WHAT THE EXERCISE ASKS: Transcribe the lines from the start of the data below through the line with "const diamErrB = [6, 10, 7, 59, 44, 37, 41, 37];", word for word and nothing more.

INFORMATION SUPPLIED:
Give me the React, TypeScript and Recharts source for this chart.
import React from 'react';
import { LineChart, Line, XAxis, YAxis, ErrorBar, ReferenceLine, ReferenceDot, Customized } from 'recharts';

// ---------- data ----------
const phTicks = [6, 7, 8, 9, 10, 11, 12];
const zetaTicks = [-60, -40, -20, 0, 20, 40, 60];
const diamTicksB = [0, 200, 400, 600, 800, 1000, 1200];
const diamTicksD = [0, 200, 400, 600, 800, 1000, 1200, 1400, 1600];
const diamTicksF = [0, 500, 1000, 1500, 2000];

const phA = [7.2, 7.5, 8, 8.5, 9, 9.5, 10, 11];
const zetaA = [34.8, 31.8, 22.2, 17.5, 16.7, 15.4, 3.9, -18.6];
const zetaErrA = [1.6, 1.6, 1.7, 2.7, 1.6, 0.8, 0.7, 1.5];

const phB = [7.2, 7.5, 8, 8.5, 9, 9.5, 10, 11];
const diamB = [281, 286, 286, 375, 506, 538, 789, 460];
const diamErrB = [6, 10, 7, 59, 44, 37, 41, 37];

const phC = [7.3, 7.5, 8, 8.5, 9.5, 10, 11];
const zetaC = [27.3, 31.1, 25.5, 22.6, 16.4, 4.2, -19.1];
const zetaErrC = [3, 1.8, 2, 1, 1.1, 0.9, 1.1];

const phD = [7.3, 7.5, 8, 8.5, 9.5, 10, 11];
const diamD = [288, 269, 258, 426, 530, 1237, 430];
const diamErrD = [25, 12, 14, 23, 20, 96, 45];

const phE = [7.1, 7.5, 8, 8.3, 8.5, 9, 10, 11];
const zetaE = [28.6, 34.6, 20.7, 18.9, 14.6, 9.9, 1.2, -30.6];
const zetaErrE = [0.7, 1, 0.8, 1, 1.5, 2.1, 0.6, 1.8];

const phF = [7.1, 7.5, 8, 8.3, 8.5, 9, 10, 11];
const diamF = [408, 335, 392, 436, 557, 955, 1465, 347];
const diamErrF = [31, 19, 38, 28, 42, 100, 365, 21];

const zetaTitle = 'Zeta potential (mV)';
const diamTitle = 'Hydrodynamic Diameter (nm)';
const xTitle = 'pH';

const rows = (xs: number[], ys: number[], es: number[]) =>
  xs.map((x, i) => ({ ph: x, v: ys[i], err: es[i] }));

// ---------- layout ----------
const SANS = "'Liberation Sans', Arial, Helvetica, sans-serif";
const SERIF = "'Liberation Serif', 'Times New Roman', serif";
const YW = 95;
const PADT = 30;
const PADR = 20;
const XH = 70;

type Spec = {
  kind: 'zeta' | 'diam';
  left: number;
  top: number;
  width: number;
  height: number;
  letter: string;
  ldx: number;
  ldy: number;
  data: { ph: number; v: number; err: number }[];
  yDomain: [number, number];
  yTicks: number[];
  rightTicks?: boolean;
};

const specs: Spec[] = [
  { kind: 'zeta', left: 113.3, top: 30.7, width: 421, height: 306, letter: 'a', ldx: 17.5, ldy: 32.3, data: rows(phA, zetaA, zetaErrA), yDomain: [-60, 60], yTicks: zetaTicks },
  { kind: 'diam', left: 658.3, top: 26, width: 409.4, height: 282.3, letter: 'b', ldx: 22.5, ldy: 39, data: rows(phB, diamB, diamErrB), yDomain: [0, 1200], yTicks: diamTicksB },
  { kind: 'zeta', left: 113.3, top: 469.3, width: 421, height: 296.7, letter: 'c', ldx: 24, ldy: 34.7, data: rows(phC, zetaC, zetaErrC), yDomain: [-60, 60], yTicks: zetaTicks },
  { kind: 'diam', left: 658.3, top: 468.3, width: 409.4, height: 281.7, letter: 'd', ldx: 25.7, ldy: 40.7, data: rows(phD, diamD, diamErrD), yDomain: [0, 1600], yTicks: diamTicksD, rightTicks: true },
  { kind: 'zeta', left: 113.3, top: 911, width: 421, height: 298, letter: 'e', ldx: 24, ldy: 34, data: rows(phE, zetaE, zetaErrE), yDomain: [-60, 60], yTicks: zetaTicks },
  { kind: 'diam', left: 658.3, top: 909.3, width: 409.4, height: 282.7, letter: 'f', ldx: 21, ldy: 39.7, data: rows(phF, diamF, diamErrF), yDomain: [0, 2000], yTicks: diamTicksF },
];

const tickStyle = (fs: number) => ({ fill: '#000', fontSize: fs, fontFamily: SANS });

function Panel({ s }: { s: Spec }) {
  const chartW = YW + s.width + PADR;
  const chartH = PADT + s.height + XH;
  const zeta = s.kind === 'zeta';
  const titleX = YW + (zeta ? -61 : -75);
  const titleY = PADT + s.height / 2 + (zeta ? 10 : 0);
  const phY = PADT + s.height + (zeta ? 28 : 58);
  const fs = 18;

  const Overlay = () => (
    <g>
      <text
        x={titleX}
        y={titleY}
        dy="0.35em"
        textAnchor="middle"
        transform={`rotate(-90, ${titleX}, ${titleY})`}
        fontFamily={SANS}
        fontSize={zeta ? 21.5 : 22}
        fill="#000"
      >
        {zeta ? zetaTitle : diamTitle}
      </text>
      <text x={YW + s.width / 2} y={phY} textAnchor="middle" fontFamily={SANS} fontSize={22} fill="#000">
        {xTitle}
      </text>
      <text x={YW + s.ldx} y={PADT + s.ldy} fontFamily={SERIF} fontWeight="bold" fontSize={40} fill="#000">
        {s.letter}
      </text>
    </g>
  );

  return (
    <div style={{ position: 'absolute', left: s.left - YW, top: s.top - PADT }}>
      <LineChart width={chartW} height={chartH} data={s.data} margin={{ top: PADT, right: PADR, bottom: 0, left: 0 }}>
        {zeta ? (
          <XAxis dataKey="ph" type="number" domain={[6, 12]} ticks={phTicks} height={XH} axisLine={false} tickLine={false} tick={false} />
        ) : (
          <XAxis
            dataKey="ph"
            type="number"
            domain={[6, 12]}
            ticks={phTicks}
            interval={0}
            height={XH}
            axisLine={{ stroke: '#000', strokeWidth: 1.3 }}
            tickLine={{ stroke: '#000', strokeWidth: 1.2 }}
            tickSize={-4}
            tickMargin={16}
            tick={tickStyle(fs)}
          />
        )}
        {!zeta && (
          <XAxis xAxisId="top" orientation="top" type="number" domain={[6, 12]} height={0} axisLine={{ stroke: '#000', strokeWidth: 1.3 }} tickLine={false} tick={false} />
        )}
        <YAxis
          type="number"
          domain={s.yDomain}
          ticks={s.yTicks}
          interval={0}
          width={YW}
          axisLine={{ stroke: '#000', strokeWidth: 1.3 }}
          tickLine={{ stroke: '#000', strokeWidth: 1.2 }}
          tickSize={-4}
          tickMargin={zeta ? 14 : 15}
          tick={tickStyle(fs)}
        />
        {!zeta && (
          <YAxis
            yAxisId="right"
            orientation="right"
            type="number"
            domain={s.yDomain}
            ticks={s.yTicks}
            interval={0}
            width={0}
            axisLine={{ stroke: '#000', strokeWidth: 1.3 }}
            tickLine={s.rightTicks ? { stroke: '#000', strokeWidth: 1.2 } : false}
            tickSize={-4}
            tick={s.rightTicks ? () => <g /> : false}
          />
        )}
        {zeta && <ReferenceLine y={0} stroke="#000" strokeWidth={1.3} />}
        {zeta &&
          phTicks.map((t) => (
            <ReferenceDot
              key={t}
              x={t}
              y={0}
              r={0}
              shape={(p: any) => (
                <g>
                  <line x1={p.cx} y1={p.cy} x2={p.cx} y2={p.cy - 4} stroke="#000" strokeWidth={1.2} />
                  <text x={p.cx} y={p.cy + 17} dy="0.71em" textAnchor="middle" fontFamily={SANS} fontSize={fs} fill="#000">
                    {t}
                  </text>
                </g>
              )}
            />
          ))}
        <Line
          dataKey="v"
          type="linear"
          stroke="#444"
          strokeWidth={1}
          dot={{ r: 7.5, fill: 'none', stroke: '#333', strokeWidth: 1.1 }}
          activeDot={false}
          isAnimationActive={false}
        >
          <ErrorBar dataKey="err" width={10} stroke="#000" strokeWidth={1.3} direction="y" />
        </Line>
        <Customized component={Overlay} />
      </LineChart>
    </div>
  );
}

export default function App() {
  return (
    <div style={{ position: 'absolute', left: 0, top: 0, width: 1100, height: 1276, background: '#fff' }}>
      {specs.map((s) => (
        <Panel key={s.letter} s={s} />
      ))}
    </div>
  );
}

FINISHED EXERCISE:
Give me the React, TypeScript and Recharts source for this chart.
import React from 'react';
import { LineChart, Line, XAxis, YAxis, ErrorBar, ReferenceLine, ReferenceDot, Customized } from 'recharts';

// ---------- data ----------
const phTicks = [6, 7, 8, 9, 10, 11, 12];
const zetaTicks = [-60, -40, -20, 0, 20, 40, 60];
const diamTicksB = [0, 200, 400, 600, 800, 1000, 1200];
const diamTicksD = [0, 200, 400, 600, 800, 1000, 1200, 1400, 1600];
const diamTicksF = [0, 500, 1000, 1500, 2000];

const phA = [7.2, 7.5, 8, 8.5, 9, 9.5, 10, 11];
const zetaA = [34.8, 31.8, 22.2, 17.5, 16.7, 15.4, 3.9, -18.6];
const zetaErrA = [1.6, 1.6, 1.7, 2.7, 1.6, 0.8, 0.7, 1.5];

const phB = [7.2, 7.5, 8, 8.5, 9, 9.5, 10, 11];
const diamB = [281, 286, 286, 375, 506, 538, 789, 460];
const diamErrB = [6, 10, 7, 59, 44, 37, 41, 37];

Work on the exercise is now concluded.